[Begin Given data]

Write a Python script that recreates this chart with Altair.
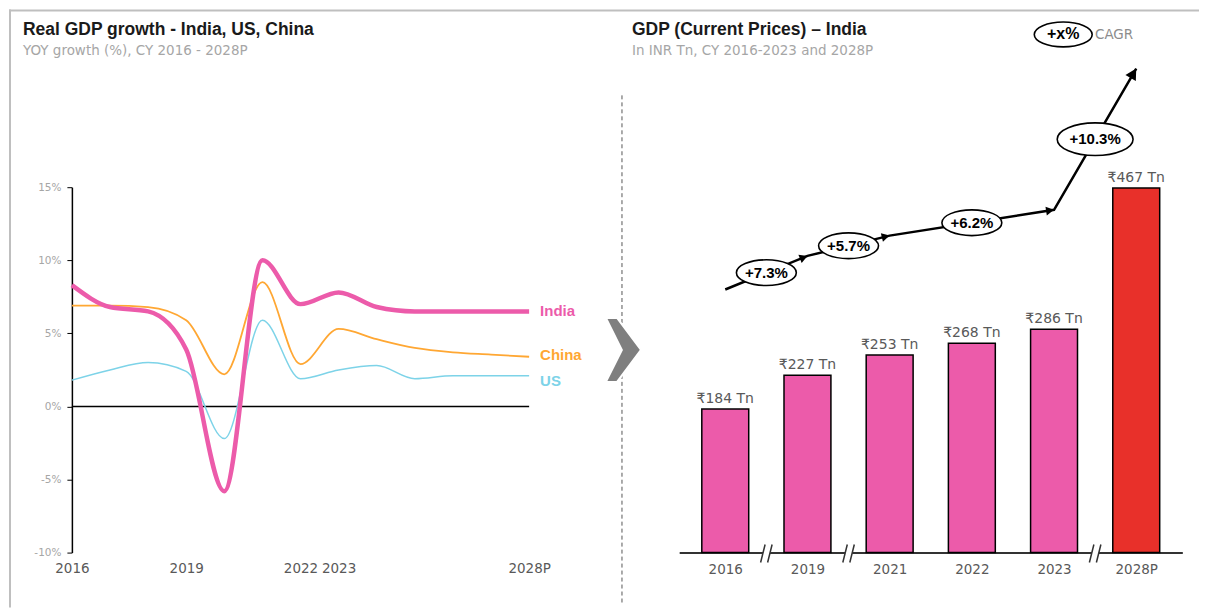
import json
import math
import altair as alt
import pandas as pd

# ---------------- data ----------------
YEARS = list(range(2016, 2029))
INDIA = [8.3, 6.8, 6.5, 3.9, -5.8, 10.0, 7.0, 7.8, 6.8, 6.5, 6.5, 6.5, 6.5]
CHINA = [6.9, 6.9, 6.8, 5.9, 2.2, 8.5, 2.9, 5.3, 4.6, 4.0, 3.7, 3.55, 3.4]
US = [1.8, 2.5, 3.0, 2.4, -2.2, 5.9, 1.9, 2.5, 2.8, 1.9, 2.1, 2.1, 2.1]
X_TICKS = [2016, 2019, 2022, 2023, 2028]
Y_TICKS = [-10, -5, 0, 5, 10, 15]

BAR_YEARS = ["2016", "2019", "2021", "2022", "2023", "2028P"]
BAR_NUM = [2016, 2019, 2021, 2022, 2023, 2028]
BAR_VALUES = [184, 227, 253, 268, 286, 467]
BAR_KIND = ["actual", "actual", "actual", "actual", "actual", "projected"]
CAGR_FROM = ["2016", "2019", "2021", "2023"]
CAGR_TO = ["2019", "2021", "2023", "2028P"]
CAGR_LABELS = ["+7.3%", "+5.7%", "+6.2%", "+10.3%"]
LEGEND_LABEL = "+x%"
LEGEND_TEXT = "CAGR"

TITLE_L = "Real GDP growth - India, US, China"
SUB_L = "YOY growth (%), CY 2016 - 2028P"
TITLE_R = "GDP (Current Prices) – India"
SUB_R = "In INR Tn, CY 2016-2023 and 2028P"

# ---------------- style ----------------
PINK = "#EC5BAA"
ORANGE = "#FFA733"
BLUE = "#7DD3E8"
RED = "#E8302A"
FONT = "DejaVu Sans"
BOLD = "Liberation Sans"
W_L, H_L = 458, 366
W_R, H_R = 504, 366
Y_R_MAX = 468
ARROW_LIFT = 153

ELL = "M -1 0 C -1 -0.238 -0.552 -0.43 0 -0.43 C 0.552 -0.43 1 -0.238 1 0 C 1 0.238 0.552 0.43 0 0.43 C -0.552 0.43 -1 0.238 -1 0 Z"
HEAD = "M -1 -0.55 L 0 0 L -1 0.55 Z"
CHEVRON = "M -0.55 -1 L -0.2 -1 L 0.55 0 L -0.2 1 L -0.55 1 L -0.05 0 Z"
SLASH = "M -0.64 1.1 L -0.14 -0.9 M 0.14 1.1 L 0.64 -0.9"
GAP = "M -0.64 1.1 L -0.14 -0.9 L 0.64 -0.9 L 0.14 1.1 Z"

one = pd.DataFrame({"a": [0]})

# ---------------- left panel ----------------
rows = []
for name, vals in [("India", INDIA), ("China", CHINA), ("US", US)]:
    for y, v in zip(YEARS, vals):
        rows.append({"year": y, "growth": v, "country": name})
df_lines = pd.DataFrame(rows)

x_l = alt.X(
    "year:Q",
    scale=alt.Scale(domain=[2016, 2028], nice=False, zero=False),
    axis=alt.Axis(
        values=X_TICKS, format="d",
        labelExpr="datum.value == 2028 ? datum.label + 'P' : datum.label",
        domain=False, ticks=False, grid=False, title=None,
        labelFlush=False, labelOverlap=False, labelFontSize=13.5,
        labelColor="#595959", labelPadding=9, labelFont=FONT,
    ),
)
y_l = alt.Y(
    "growth:Q",
    scale=alt.Scale(domain=[-10, 15], nice=False, zero=False),
    axis=alt.Axis(
        values=Y_TICKS, labelExpr="datum.value + '%'",
        domainColor="black", domainWidth=1.5, tickColor="black",
        tickSize=5, tickWidth=1, grid=False, title=None,
        labelFontSize=10.5, labelColor="#a6a6a6", labelPadding=6, labelFont=FONT,
    ),
)

base_l = alt.Chart(df_lines)

border_top = alt.Chart(one).mark_rule(color="#bfbfbf", strokeWidth=2).encode(
    x=alt.value(-63), x2=alt.value(1129), y=alt.value(-177))
border_left = alt.Chart(one).mark_rule(color="#bfbfbf", strokeWidth=2).encode(
    x=alt.value(-62), y=alt.value(-178), y2=alt.value(421))
sep = alt.Chart(one).mark_rule(color="#555555", strokeWidth=1, strokeDash=[4, 3]).encode(
    x=alt.value(551), y=alt.value(-92), y2=alt.value(419))
chev = alt.Chart(one).mark_point(
    shape=CHEVRON, filled=True, fill="#7f7f7f", stroke="white", strokeWidth=2,
    opacity=1, size=4096).encode(x=alt.value(552.5), y=alt.value(163))

zero = alt.Chart(one).mark_rule(color="black", strokeWidth=1.5).encode(y=alt.datum(0))

def series_line(name, color, width):
    return base_l.transform_filter(alt.datum.country == name).mark_line(
        interpolate="monotone", color=color, strokeWidth=width).encode(x=x_l, y=y_l)

def series_label(name, color, dy):
    return base_l.transform_filter(
        (alt.datum.country == name) & (alt.datum.year == 2028)
    ).mark_text(align="left", baseline="middle", dx=11, dy=dy, font=BOLD,
                fontWeight="bold", fontSize=15, color=color).encode(
        x=x_l, y=y_l, text="country:N")

title_l = alt.Chart(pd.DataFrame({"t": [TITLE_L]})).mark_text(
    align="left", baseline="alphabetic", font=BOLD, fontWeight="bold",
    fontSize=17.5, color="#1a1a1a").encode(x=alt.value(-49), y=alt.value(-152.7), text="t:N")
sub_l = alt.Chart(pd.DataFrame({"t": [SUB_L]})).mark_text(
    align="left", baseline="alphabetic", font=FONT, fontSize=13.5,
    color="#a6a6a6").encode(x=alt.value(-49), y=alt.value(-132.7), text="t:N")

left = alt.layer(
    border_top, border_left, sep, chev, zero,
    series_line("US", BLUE, 1.5),
    series_line("China", ORANGE, 1.8),
    series_line("India", PINK, 4.5),
    series_label("India", PINK, 0),
    series_label("China", ORANGE, -2),
    series_label("US", BLUE, 5),
    title_l, sub_l,
).properties(width=W_L, height=H_L)

# ---------------- right panel ----------------
df_bars = pd.DataFrame({"idx": list(range(len(BAR_YEARS))), "val": BAR_VALUES,
                        "year": BAR_YEARS, "kind": BAR_KIND})

x_r = alt.X(
    "idx:Q",
    scale=alt.Scale(domain=[-0.5, len(BAR_YEARS) - 0.5], nice=False, zero=False),
    axis=alt.Axis(
        values=list(range(len(BAR_YEARS))),
        labelExpr=json.dumps(BAR_YEARS) + "[datum.value]",
        domainColor="#333333", domainWidth=2, ticks=False, grid=False, title=None,
        labelFlush=False, labelFontSize=13.5, labelColor="#595959",
        labelPadding=10, labelFont=FONT,
    ),
)
y_r = alt.Y("val:Q", scale=alt.Scale(domain=[0, Y_R_MAX], nice=False, zero=True), axis=None)

bars = alt.Chart(df_bars).mark_bar(width=47, stroke="black", strokeWidth=1.5).encode(
    x=x_r, y=y_r,
    color=alt.Color("kind:N", scale=alt.Scale(domain=["actual", "projected"], range=[PINK, RED]),
                    legend=None),
)
bar_text = alt.Chart(df_bars).transform_calculate(
    lbl="'₹' + datum.val + ' Tn'"
).mark_text(dy=-6, baseline="alphabetic", font=FONT, fontSize=14, color="#595959").encode(
    x=x_r, y=y_r, text="lbl:N")

# arrow path through CAGR nodes
pos = {y: i for i, y in enumerate(BAR_YEARS)}
vals = dict(zip(BAR_YEARS, BAR_VALUES))
nodes = [CAGR_FROM[0]] + CAGR_TO
df_nodes = pd.DataFrame({"idx": [pos[n] for n in nodes],
                         "val": [vals[n] + ARROW_LIFT for n in nodes]})
sx = W_R / len(BAR_YEARS)
sy = H_R / Y_R_MAX
heads = []
for a, b in zip(CAGR_FROM, CAGR_TO):
    dxp = (pos[b] - pos[a]) * sx
    dyp = -(vals[b] - vals[a]) * sy
    ang = math.degrees(math.atan2(dyp, dxp)) % 360
    heads.append({"idx": pos[b], "val": vals[b] + ARROW_LIFT, "ang": ang})
df_heads = pd.DataFrame(heads)
df_cagr = pd.DataFrame({
    "idx": [(pos[a] + pos[b]) / 2 for a, b in zip(CAGR_FROM, CAGR_TO)],
    "val": [(vals[a] + vals[b]) / 2 + ARROW_LIFT for a, b in zip(CAGR_FROM, CAGR_TO)],
    "lbl": CAGR_LABELS,
})

arrow = alt.Chart(df_nodes).mark_line(color="black", strokeWidth=2.5).encode(
    x=x_r, y=y_r, order="idx:Q")
heads_mid = alt.Chart(df_heads.iloc[:-1]).mark_point(
    shape=HEAD, filled=True, color="black", opacity=1, size=256).encode(
    x=x_r, y=y_r, angle=alt.Angle("ang:Q", scale=None))
heads_end = alt.Chart(df_heads.iloc[-1:]).mark_point(
    shape=HEAD, filled=True, color="black", opacity=1, size=484).encode(
    x=x_r, y=y_r, angle=alt.Angle("ang:Q", scale=None))
ellipses = alt.Chart(df_cagr).transform_calculate(
    esize="pow(16 * length(datum.lbl) - 20, 2)"
).mark_point(shape=ELL, filled=True, fill="white", stroke="black", strokeWidth=1.6,
             opacity=1).encode(x=x_r, y=y_r, size=alt.Size("esize:Q", scale=None))
ell_text = alt.Chart(df_cagr).mark_text(
    font=BOLD, fontWeight="bold", fontSize=15, color="black", baseline="middle").encode(
    x=x_r, y=y_r, text="lbl:N")

# axis breaks where years are not consecutive
brk = [i + 0.5 for i in range(len(BAR_NUM) - 1) if BAR_NUM[i + 1] - BAR_NUM[i] > 1]
df_brk = pd.DataFrame({"idx": brk, "val": [0] * len(brk)})
brk_gap = alt.Chart(df_brk).mark_point(shape=GAP, filled=True, fill="white", strokeWidth=0,
                                       opacity=1, size=324).encode(x=x_r, y=y_r)
brk_sl = alt.Chart(df_brk).mark_point(shape=SLASH, filled=False, stroke="#333333",
                                      strokeWidth=1.5, opacity=1, size=324).encode(x=x_r, y=y_r)

leg_ell = alt.Chart(pd.DataFrame({"t": [LEGEND_LABEL]})).mark_point(
    shape=ELL, filled=True, fill="white", stroke="black", strokeWidth=1.6, opacity=1,
    size=3364).encode(x=alt.value(384.7), y=alt.value(-153))
leg_txt = alt.Chart(pd.DataFrame({"t": [LEGEND_LABEL]})).mark_text(
    font=BOLD, fontWeight="bold", fontSize=16, color="black", baseline="middle").encode(
    x=alt.value(384.7), y=alt.value(-153), text="t:N")
leg_cagr = alt.Chart(pd.DataFrame({"t": [LEGEND_TEXT]})).mark_text(
    font=FONT, fontSize=13.5, color="#8c8c8c", align="left", baseline="middle").encode(
    x=alt.value(416.5), y=alt.value(-152), text="t:N")

title_r = alt.Chart(pd.DataFrame({"t": [TITLE_R]})).mark_text(
    align="left", baseline="alphabetic", font=BOLD, fontWeight="bold",
    fontSize=17.5, color="#1a1a1a").encode(x=alt.value(-47.3), y=alt.value(-152.7), text="t:N")
sub_r = alt.Chart(pd.DataFrame({"t": [SUB_R]})).mark_text(
    align="left", baseline="alphabetic", font=FONT, fontSize=13.5,
    color="#a6a6a6").encode(x=alt.value(-47.3), y=alt.value(-132.7), text="t:N")

right = alt.layer(
    bars, bar_text, arrow, heads_mid, heads_end, ellipses, ell_text,
    brk_gap, brk_sl, leg_ell, leg_txt, leg_cagr, title_r, sub_r,
).properties(width=W_R, height=H_R)

chart = alt.hconcat(left, right, spacing=150.3, bounds="flush").properties(
    padding=0
).configure(font=FONT).configure_view(stroke=None, strokeWidth=0)

chart.save("out.html", embed_options={"renderer": "svg", "actions": False})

[End Given data]

The request:
Write down every line from the opening of the listing to the line with "df_lines = pd.DataFrame(rows)", both included, and nothing else; the pictures are omitted.

Answer:
Write a Python script that recreates this chart with Altair.
import json
import math
import altair as alt
import pandas as pd

# ---------------- data ----------------
YEARS = list(range(2016, 2029))
INDIA = [8.3, 6.8, 6.5, 3.9, -5.8, 10.0, 7.0, 7.8, 6.8, 6.5, 6.5, 6.5, 6.5]
CHINA = [6.9, 6.9, 6.8, 5.9, 2.2, 8.5, 2.9, 5.3, 4.6, 4.0, 3.7, 3.55, 3.4]
US = [1.8, 2.5, 3.0, 2.4, -2.2, 5.9, 1.9, 2.5, 2.8, 1.9, 2.1, 2.1, 2.1]
X_TICKS = [2016, 2019, 2022, 2023, 2028]
Y_TICKS = [-10, -5, 0, 5, 10, 15]

BAR_YEARS = ["2016", "2019", "2021", "2022", "2023", "2028P"]
BAR_NUM = [2016, 2019, 2021, 2022, 2023, 2028]
BAR_VALUES = [184, 227, 253, 268, 286, 467]
BAR_KIND = ["actual", "actual", "actual", "actual", "actual", "projected"]
CAGR_FROM = ["2016", "2019", "2021", "2023"]
CAGR_TO = ["2019", "2021", "2023", "2028P"]
CAGR_LABELS = ["+7.3%", "+5.7%", "+6.2%", "+10.3%"]
LEGEND_LABEL = "+x%"
LEGEND_TEXT = "CAGR"

TITLE_L = "Real GDP growth - India, US, China"
SUB_L = "YOY growth (%), CY 2016 - 2028P"
TITLE_R = "GDP (Current Prices) – India"
SUB_R = "In INR Tn, CY 2016-2023 and 2028P"

# ---------------- style ----------------
PINK = "#EC5BAA"
ORANGE = "#FFA733"
BLUE = "#7DD3E8"
RED = "#E8302A"
FONT = "DejaVu Sans"
BOLD = "Liberation Sans"
W_L, H_L = 458, 366
W_R, H_R = 504, 366
Y_R_MAX = 468
ARROW_LIFT = 153

ELL = "M -1 0 C -1 -0.238 -0.552 -0.43 0 -0.43 C 0.552 -0.43 1 -0.238 1 0 C 1 0.238 0.552 0.43 0 0.43 C -0.552 0.43 -1 0.238 -1 0 Z"
HEAD = "M -1 -0.55 L 0 0 L -1 0.55 Z"
CHEVRON = "M -0.55 -1 L -0.2 -1 L 0.55 0 L -0.2 1 L -0.55 1 L -0.05 0 Z"
SLASH = "M -0.64 1.1 L -0.14 -0.9 M 0.14 1.1 L 0.64 -0.9"
GAP = "M -0.64 1.1 L -0.14 -0.9 L 0.64 -0.9 L 0.14 1.1 Z"

one = pd.DataFrame({"a": [0]})

# ---------------- left panel ----------------
rows = []
for name, vals in [("India", INDIA), ("China", CHINA), ("US", US)]:
    for y, v in zip(YEARS, vals):
        rows.append({"year": y, "growth": v, "country": name})
df_lines = pd.DataFrame(rows)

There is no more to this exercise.